FEB 12, 2020

How AI and Neuroscience Propel Each Other Forward

WRITTEN BY: Annie Lennon

Traditional notions of artificial intelligence (AI) are outdated. No longer is AI just used to organize lists and make binary decisions from prescriptive rules. Nowadays, the technology is working to mechanically replicate human intelligence. This means it requires a fundamental understanding of how the brain works, something increasingly found in neuroscience. 

In the last decade, insights from neuroscience have had a huge impact on AI. Artificial neural networks were inspired by the neural networks found in the brain. They give computers the ability to distinguish between cats and trees, while giving self-driving cars the ability to spot pedestrians. 

Neuroscience has also begun to benefit from AI. Thanks to recent advances in the field, neuroscientists can now develop and test ideas about how the brain processes information faster and more efficiently than ever before.

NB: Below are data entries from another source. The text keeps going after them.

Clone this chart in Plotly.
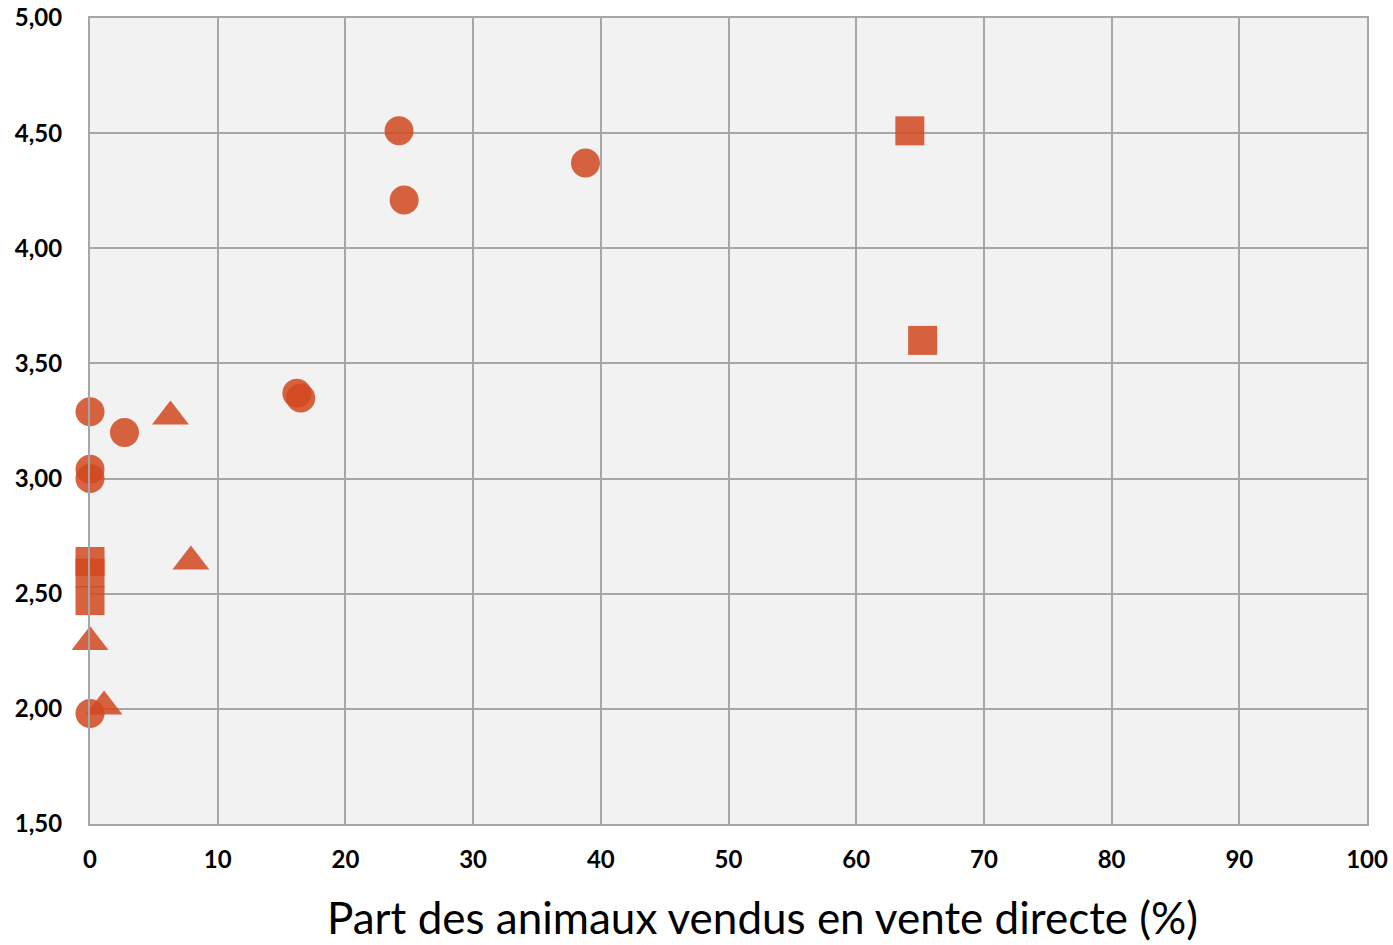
import plotly.graph_objects as go

# Circles
circle_x = [24.2, 38.8, 24.6, 16.2, 16.5, 0.0, 2.7, 0.0, 0.0, 0.0]
circle_y = [4.51, 4.37, 4.21, 3.37, 3.35, 3.29, 3.20, 3.04, 3.00, 1.98]
# Triangles
tri_x = [6.3, 7.9, 0.0, 1.1]
tri_y = [3.27, 2.64, 2.29, 2.01]
# Squares
sq_x = [64.2, 65.2, 0.0, 0.0, 0.0]
sq_y = [4.51, 3.60, 2.64, 2.59, 2.47]

x_ticks = list(range(0, 101, 10))
y_ticks = [1.5, 2.0, 2.5, 3.0, 3.5, 4.0, 4.5, 5.0]
x_title = "Part des animaux vendus en vente directe (%)"

color = "rgb(209,72,30)"
grid = "#A6A6A6"

fig = go.Figure()
fig.add_trace(go.Scatter(x=circle_x, y=circle_y, mode="markers",
                         marker=dict(symbol="circle", size=29, color=color, opacity=0.85,
                                     line=dict(width=0)), cliponaxis=False))
fig.add_trace(go.Scatter(x=tri_x, y=tri_y, mode="markers",
                         marker=dict(symbol="triangle-up", size=32, color=color, opacity=0.85,
                                     line=dict(width=0)), cliponaxis=False))
fig.add_trace(go.Scatter(x=sq_x, y=sq_y, mode="markers",
                         marker=dict(symbol="square", size=29, color=color, opacity=0.85,
                                     line=dict(width=0)), cliponaxis=False))

fig.update_layout(
    width=1393, height=945,
    margin=dict(l=90, r=26, t=18, b=121, autoexpand=False),
    paper_bgcolor="white", plot_bgcolor="#F2F2F2",
    showlegend=False,
    separators=",.",
    font=dict(family="Lato, Open Sans, sans-serif", color="black"),
)
fig.add_annotation(text=x_title, xref="paper", yref="paper", x=0.527, y=0,
                   xanchor="center", yanchor="middle", yshift=-93, showarrow=False,
                   borderpad=0, font=dict(size=44, family="Lato"))
fig.update_xaxes(range=[0, 100], tickvals=x_ticks, showgrid=True, gridcolor=grid, gridwidth=2,
                 zeroline=False, showline=True, linecolor=grid, linewidth=2, mirror=True,
                 ticks="", ticklabelstandoff=13, automargin=False, ticklabeloverflow="allow",
                 tickfont=dict(size=24, family="Lato", weight="bold"))
fig.update_yaxes(range=[1.5, 5.0], tickvals=y_ticks, tickformat=".2f", showgrid=True,
                 gridcolor=grid, gridwidth=2, zeroline=False, showline=True, linecolor=grid,
                 linewidth=2, mirror=True, ticks="", ticklabelstandoff=21, automargin=False,
                 ticklabeloverflow="allow",
                 tickfont=dict(size=24, family="Lato", weight="bold"))

fig.write_html("out.html", config={"displayModeBar": False},
               post_script="document.body.style.margin='0';document.body.style.overflow='hidden';")
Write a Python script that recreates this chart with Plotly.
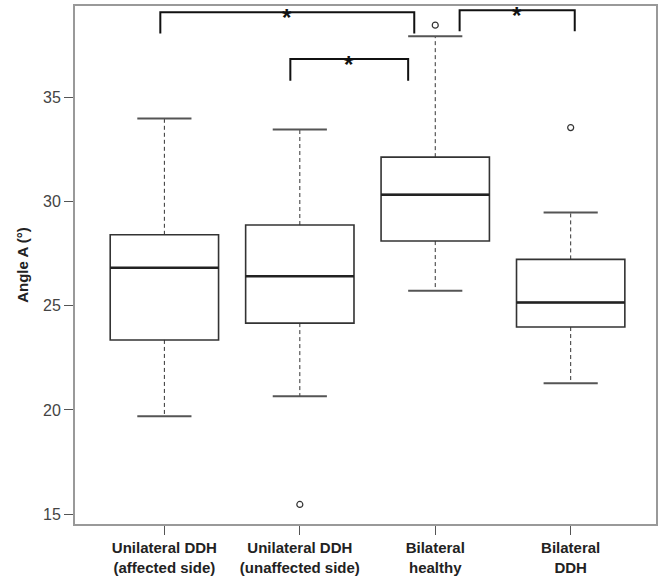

But this is only the beginning. While machine learning, the technology behind artificial neural networks, is better than humans at finding patterns in very large data sets, it still can not compete with the human brain in other tasks. 

Unlike humans, AI’s currently require large data sets to identify patterns, as well as a huge amount of energy. Meanwhile, humans only need a tiny amount of data and energy to do the same. 

While a 3 year old child is able to use grammatical rules correctly in their mother tongue from just a few examples, an AI currently needs a huge amount of data for the same result. Why? Although human neural networks have inspired current forms of AI, our incomplete understanding of how human intelligence works means that AI still works very differently from the human brain.

To get to the bottom of this, researchers are now exploring ways to enable neural networks to perform ‘unsupervised learning’- learning that does not require enormous quantities of labeled datasets.

Daniel Yamins, a computational neuroscientist at Stanford University in California, is one such researcher. He is currently devising programs that replicate how babies learn. This means replicating how babies take note of random interactions to create a framework of how the world works. One key component, he says, is to ‘encode curiosity’ into each program to motivate it to explore, and thus create new behaviors. 

Some are taking a different route. Tomaso Poggio, a computational neuroscientist at MIT, says that our genes may in fact be responsible for some of our early learning. A baby for example is able to recognize faces within its first hours of life. Understanding how this mechanism works, he says, may play an integral role in creating human intelligence in machines. 

Both neuroscience and AI share a goal: to understand how the human brain works. Their comradery is thus mutually beneficial. As computer scientists continue to take from neuroscience to develop better models of the human brain, neuroscientists will continue to test them against the real thing. Each iteration will bring new insights to both fields until eventually, we may just be able to create a real ‘human’ intelligence.